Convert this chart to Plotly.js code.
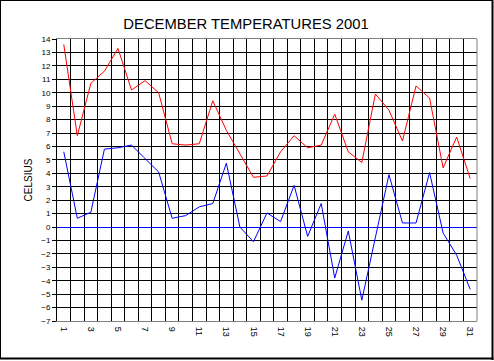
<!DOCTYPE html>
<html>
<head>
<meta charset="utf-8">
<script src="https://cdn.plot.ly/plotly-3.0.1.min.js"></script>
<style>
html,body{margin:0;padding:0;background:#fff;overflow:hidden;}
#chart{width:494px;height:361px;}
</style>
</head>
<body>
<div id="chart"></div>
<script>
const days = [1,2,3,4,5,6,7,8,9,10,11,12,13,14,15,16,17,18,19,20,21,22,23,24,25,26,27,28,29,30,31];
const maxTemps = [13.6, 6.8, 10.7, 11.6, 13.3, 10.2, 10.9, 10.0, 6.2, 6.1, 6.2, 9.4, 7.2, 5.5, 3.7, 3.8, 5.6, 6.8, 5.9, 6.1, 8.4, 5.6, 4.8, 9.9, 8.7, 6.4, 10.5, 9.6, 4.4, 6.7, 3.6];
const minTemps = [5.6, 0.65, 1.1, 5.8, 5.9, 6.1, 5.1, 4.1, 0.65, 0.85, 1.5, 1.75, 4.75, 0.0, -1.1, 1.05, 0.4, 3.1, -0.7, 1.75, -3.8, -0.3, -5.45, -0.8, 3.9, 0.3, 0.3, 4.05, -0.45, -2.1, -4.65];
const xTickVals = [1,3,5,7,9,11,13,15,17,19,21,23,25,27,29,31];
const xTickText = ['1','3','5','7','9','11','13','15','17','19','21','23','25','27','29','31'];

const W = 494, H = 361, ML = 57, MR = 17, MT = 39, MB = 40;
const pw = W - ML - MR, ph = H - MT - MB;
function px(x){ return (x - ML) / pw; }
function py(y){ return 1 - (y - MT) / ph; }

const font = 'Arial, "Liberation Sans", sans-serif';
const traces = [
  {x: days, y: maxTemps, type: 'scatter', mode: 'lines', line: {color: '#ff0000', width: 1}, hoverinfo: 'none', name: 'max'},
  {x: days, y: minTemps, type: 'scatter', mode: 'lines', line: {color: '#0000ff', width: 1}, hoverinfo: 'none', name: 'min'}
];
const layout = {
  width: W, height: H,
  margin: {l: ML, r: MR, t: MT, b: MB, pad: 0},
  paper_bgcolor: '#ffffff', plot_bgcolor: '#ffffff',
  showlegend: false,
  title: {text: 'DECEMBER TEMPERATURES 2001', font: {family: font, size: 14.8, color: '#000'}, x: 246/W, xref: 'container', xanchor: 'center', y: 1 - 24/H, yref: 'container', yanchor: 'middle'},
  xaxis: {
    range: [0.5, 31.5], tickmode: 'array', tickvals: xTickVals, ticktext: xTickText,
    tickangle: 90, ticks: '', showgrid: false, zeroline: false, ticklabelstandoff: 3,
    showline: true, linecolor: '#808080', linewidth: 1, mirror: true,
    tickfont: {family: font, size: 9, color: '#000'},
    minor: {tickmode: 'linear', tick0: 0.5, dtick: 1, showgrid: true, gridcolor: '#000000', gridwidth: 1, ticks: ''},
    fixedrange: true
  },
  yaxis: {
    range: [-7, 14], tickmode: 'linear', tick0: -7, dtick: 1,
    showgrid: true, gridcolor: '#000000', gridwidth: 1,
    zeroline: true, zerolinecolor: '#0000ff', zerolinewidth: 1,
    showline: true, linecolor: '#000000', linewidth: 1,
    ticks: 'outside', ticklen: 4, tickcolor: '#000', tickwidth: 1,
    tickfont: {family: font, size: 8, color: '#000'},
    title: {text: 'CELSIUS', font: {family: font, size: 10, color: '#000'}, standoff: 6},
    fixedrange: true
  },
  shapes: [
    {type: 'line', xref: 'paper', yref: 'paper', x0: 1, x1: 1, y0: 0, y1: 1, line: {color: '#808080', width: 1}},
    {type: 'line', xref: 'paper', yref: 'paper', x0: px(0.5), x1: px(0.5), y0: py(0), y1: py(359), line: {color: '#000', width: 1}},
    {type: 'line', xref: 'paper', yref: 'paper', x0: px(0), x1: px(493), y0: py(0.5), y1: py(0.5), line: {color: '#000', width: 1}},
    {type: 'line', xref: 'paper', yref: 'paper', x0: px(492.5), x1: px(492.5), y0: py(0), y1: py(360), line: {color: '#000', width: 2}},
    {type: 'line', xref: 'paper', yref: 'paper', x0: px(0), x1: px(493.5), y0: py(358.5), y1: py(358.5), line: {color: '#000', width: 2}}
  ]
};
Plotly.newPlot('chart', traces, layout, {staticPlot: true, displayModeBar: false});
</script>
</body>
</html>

*BRIEF*: Pictures are excluded: retype only the lines from the beginning of the listing above through the line with "return 1 - (y", both included.

*THE ANSWER*:
Convert this chart to Plotly.js code.
<!DOCTYPE html>
<html>
<head>
<meta charset="utf-8">
<script src="https://cdn.plot.ly/plotly-3.0.1.min.js"></script>
<style>
html,body{margin:0;padding:0;background:#fff;overflow:hidden;}
#chart{width:494px;height:361px;}
</style>
</head>
<body>
<div id="chart"></div>
<script>
const days = [1,2,3,4,5,6,7,8,9,10,11,12,13,14,15,16,17,18,19,20,21,22,23,24,25,26,27,28,29,30,31];
const maxTemps = [13.6, 6.8, 10.7, 11.6, 13.3, 10.2, 10.9, 10.0, 6.2, 6.1, 6.2, 9.4, 7.2, 5.5, 3.7, 3.8, 5.6, 6.8, 5.9, 6.1, 8.4, 5.6, 4.8, 9.9, 8.7, 6.4, 10.5, 9.6, 4.4, 6.7, 3.6];
const minTemps = [5.6, 0.65, 1.1, 5.8, 5.9, 6.1, 5.1, 4.1, 0.65, 0.85, 1.5, 1.75, 4.75, 0.0, -1.1, 1.05, 0.4, 3.1, -0.7, 1.75, -3.8, -0.3, -5.45, -0.8, 3.9, 0.3, 0.3, 4.05, -0.45, -2.1, -4.65];
const xTickVals = [1,3,5,7,9,11,13,15,17,19,21,23,25,27,29,31];
const xTickText = ['1','3','5','7','9','11','13','15','17','19','21','23','25','27','29','31'];

const W = 494, H = 361, ML = 57, MR = 17, MT = 39, MB = 40;
const pw = W - ML - MR, ph = H - MT - MB;
function px(x){ return (x - ML) / pw; }
function py(y){ return 1 - (y - MT) / ph; }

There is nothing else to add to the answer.